• Goal of the exercise
Write out the data below exactly as given, without any of its pictures.

• Information supplied
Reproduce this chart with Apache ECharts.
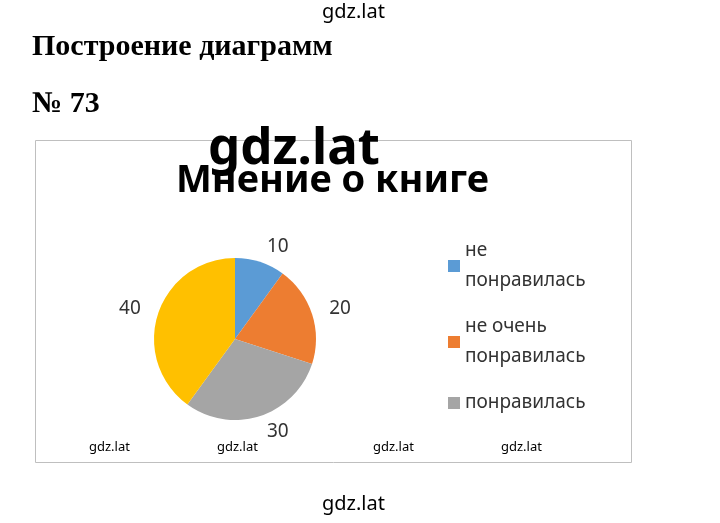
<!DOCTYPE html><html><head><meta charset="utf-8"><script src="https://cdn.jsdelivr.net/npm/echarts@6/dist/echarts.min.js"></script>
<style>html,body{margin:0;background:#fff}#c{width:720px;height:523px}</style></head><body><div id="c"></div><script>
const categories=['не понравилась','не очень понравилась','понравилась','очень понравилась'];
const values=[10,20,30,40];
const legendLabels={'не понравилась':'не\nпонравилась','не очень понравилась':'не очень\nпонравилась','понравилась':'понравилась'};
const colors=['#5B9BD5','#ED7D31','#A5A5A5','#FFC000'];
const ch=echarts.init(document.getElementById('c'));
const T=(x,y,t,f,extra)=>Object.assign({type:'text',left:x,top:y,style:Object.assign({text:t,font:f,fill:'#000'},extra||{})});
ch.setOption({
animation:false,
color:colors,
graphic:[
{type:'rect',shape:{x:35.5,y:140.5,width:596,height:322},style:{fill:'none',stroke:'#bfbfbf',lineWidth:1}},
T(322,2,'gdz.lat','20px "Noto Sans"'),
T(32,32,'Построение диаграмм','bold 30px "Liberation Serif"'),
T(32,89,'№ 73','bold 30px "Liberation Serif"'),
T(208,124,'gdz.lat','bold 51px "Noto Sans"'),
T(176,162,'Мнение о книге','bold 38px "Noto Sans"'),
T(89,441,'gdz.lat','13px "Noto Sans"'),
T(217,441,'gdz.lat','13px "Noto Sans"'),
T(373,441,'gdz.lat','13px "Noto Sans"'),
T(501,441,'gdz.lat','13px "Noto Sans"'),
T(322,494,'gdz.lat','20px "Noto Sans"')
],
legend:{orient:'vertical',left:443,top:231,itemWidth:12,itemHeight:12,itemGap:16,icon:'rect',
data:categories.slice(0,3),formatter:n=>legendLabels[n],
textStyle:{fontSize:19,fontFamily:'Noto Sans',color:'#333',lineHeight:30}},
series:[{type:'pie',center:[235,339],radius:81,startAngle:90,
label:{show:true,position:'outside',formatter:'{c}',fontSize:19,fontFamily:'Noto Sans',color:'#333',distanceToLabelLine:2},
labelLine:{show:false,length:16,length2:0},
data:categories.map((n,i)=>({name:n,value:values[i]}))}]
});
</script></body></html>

• Written response
Reproduce this chart with Apache ECharts.
<!DOCTYPE html><html><head><meta charset="utf-8"><script src="https://cdn.jsdelivr.net/npm/echarts@6/dist/echarts.min.js"></script>
<style>html,body{margin:0;background:#fff}#c{width:720px;height:523px}</style></head><body><div id="c"></div><script>
const categories=['не понравилась','не очень понравилась','понравилась','очень понравилась'];
const values=[10,20,30,40];
const legendLabels={'не понравилась':'не\nпонравилась','не очень понравилась':'не очень\nпонравилась','понравилась':'понравилась'};
const colors=['#5B9BD5','#ED7D31','#A5A5A5','#FFC000'];
const ch=echarts.init(document.getElementById('c'));
const T=(x,y,t,f,extra)=>Object.assign({type:'text',left:x,top:y,style:Object.assign({text:t,font:f,fill:'#000'},extra||{})});
ch.setOption({
animation:false,
color:colors,
graphic:[
{type:'rect',shape:{x:35.5,y:140.5,width:596,height:322},style:{fill:'none',stroke:'#bfbfbf',lineWidth:1}},
T(322,2,'gdz.lat','20px "Noto Sans"'),
T(32,32,'Построение диаграмм','bold 30px "Liberation Serif"'),
T(32,89,'№ 73','bold 30px "Liberation Serif"'),
T(208,124,'gdz.lat','bold 51px "Noto Sans"'),
T(176,162,'Мнение о книге','bold 38px "Noto Sans"'),
T(89,441,'gdz.lat','13px "Noto Sans"'),
T(217,441,'gdz.lat','13px "Noto Sans"'),
T(373,441,'gdz.lat','13px "Noto Sans"'),
T(501,441,'gdz.lat','13px "Noto Sans"'),
T(322,494,'gdz.lat','20px "Noto Sans"')
],
legend:{orient:'vertical',left:443,top:231,itemWidth:12,itemHeight:12,itemGap:16,icon:'rect',
data:categories.slice(0,3),formatter:n=>legendLabels[n],
textStyle:{fontSize:19,fontFamily:'Noto Sans',color:'#333',lineHeight:30}},
series:[{type:'pie',center:[235,339],radius:81,startAngle:90,
label:{show:true,position:'outside',formatter:'{c}',fontSize:19,fontFamily:'Noto Sans',color:'#333',distanceToLabelLine:2},
labelLine:{show:false,length:16,length2:0},
data:categories.map((n,i)=>({name:n,value:values[i]}))}]
});
</script></body></html>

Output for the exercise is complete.